I still have difficulty seeing how this is related to "terrorism" at all. Stalking, perhaps. Isn't that what ASBOs are for? ;)

Watching Them, Watching Us said...

"Mansha, of Harold Wilson House, Arnott Close, Thamesmead, south-east London,"

So now multiple newspapers and websites and search engines, and potentially millions of people, have the "information" consisting of the suspects Name, and Home Address linked with the word "terrorism".

Surely Mansha's Name and Address is also "information of use to terrorists" or vigilantes ?

Scribe said...

Surely Mansha's Name and Address is also "information of use to terrorists" or vigilantes?

You mean, in terms of getting touch with him to send letters of support? I guess so. "Useful" could mean good or bad. Should they be allowed access to Directory Enquiries? In fact, DE is a terrible leak, now I think about it...

I still fail to see how even targeting a single soldier could be construed as "terrorism" too. As the Lords have pointed out (IIRC), the danger of the country coming to a standstill through a single (or even multiple) death is pretty slim, although the judicial line for defining "terror" seems to well and trule on the thin side.

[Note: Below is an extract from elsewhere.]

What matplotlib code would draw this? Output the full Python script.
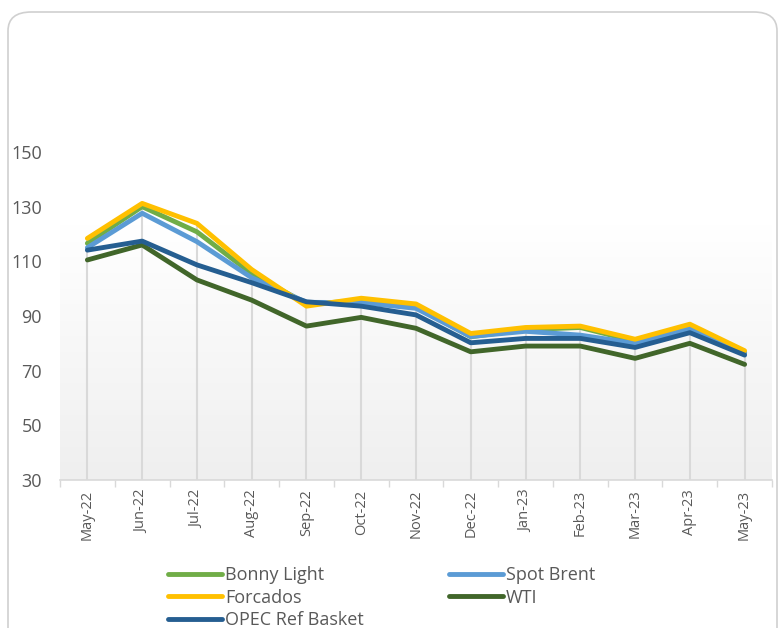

This isn't anything to do with terror, it's a cultural/religious battle without geographical territory, in which anyone standing in the way of Employment of Force is a "crimnial". We decide things for you, for the good of blah something greater blah, and if you disagree with our Use of Weapons, you'll be suspended. (Probably from a rope.)

Scribe said...

More details emerge from This Is London.

So far, the details published aren't that amiss from someone, say, who had been abroad, seen what was going on, and wanted to get a soldier's perspective of the environment. Not that I doubt our intelligence forces, but if I were an intrigued, even journalistic type, then I'd probably have roughly the same documents "in my premises". I'll just have to remember to burn them next time, although then, I suspect, the onus would be on me to prove that had I never had such documents near me in the first place.

Hum. Time to start keeping a list of all the things I've never seen.